- **SHORT PROBLEM**:
Copy out each line that mentions the word "uses".

++++++++++++++++++++

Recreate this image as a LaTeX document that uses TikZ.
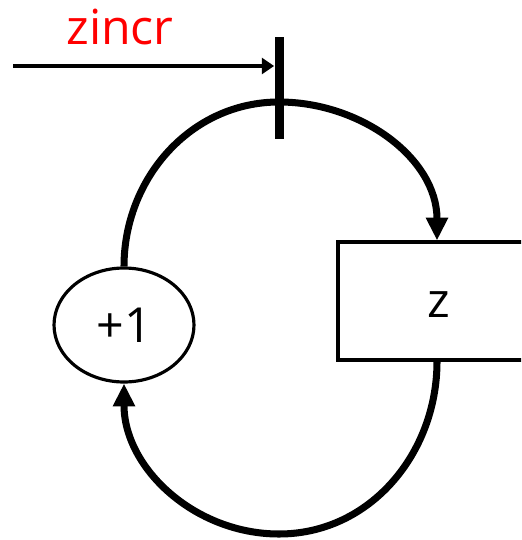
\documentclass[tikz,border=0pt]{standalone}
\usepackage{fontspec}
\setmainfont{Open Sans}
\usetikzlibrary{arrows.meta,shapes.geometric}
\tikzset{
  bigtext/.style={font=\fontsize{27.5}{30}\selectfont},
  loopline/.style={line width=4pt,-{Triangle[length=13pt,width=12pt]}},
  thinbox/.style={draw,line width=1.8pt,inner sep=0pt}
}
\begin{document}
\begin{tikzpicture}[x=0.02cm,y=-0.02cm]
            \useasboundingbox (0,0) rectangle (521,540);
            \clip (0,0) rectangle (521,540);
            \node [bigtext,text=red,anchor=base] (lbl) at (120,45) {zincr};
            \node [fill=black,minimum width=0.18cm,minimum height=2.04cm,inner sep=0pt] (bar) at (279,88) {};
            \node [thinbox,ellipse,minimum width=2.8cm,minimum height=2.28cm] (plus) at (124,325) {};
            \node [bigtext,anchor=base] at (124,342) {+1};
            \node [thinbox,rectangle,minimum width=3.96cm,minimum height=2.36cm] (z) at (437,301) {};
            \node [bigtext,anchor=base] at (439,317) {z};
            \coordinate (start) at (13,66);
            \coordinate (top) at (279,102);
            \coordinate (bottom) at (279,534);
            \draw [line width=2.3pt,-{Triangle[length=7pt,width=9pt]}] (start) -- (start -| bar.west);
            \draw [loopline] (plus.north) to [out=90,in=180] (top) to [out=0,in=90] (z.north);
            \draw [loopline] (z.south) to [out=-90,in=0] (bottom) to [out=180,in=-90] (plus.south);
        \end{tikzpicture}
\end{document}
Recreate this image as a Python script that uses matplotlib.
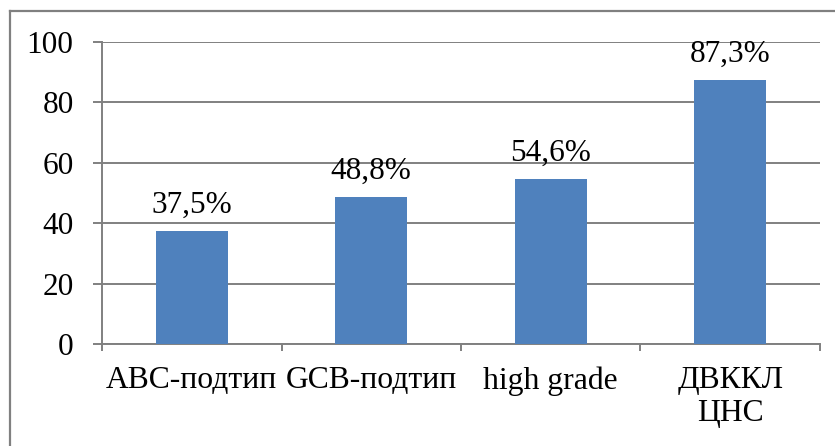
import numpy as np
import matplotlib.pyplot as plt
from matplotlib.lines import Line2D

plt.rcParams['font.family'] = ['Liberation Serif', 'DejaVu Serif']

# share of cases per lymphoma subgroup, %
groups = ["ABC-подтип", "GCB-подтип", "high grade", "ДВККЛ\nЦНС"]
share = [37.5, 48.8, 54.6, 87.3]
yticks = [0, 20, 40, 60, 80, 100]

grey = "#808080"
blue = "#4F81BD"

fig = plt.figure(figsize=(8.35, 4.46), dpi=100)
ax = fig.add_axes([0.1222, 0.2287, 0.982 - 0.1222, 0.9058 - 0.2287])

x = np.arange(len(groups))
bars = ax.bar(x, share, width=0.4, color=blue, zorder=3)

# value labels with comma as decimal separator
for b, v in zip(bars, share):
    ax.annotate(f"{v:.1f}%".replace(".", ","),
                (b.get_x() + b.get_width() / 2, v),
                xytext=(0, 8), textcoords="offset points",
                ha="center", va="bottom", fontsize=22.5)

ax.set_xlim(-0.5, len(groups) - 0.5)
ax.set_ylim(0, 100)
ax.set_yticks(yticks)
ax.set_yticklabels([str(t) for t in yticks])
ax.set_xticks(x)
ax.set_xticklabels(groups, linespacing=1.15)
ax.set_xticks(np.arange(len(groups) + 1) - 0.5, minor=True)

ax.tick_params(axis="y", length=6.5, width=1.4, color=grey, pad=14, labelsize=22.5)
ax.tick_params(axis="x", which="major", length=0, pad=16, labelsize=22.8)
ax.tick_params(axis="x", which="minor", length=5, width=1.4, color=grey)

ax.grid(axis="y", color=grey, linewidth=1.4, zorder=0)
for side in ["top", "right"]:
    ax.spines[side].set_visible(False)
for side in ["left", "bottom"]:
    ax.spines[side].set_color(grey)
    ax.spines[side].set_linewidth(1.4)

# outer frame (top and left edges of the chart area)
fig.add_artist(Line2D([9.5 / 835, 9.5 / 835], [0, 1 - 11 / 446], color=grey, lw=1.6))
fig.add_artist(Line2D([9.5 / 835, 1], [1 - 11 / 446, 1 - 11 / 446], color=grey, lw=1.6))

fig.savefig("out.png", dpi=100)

++++++++++++++++++++

- **TASK ANSWER**:
Recreate this image as a LaTeX document that uses TikZ.
Recreate this image as a Python script that uses matplotlib.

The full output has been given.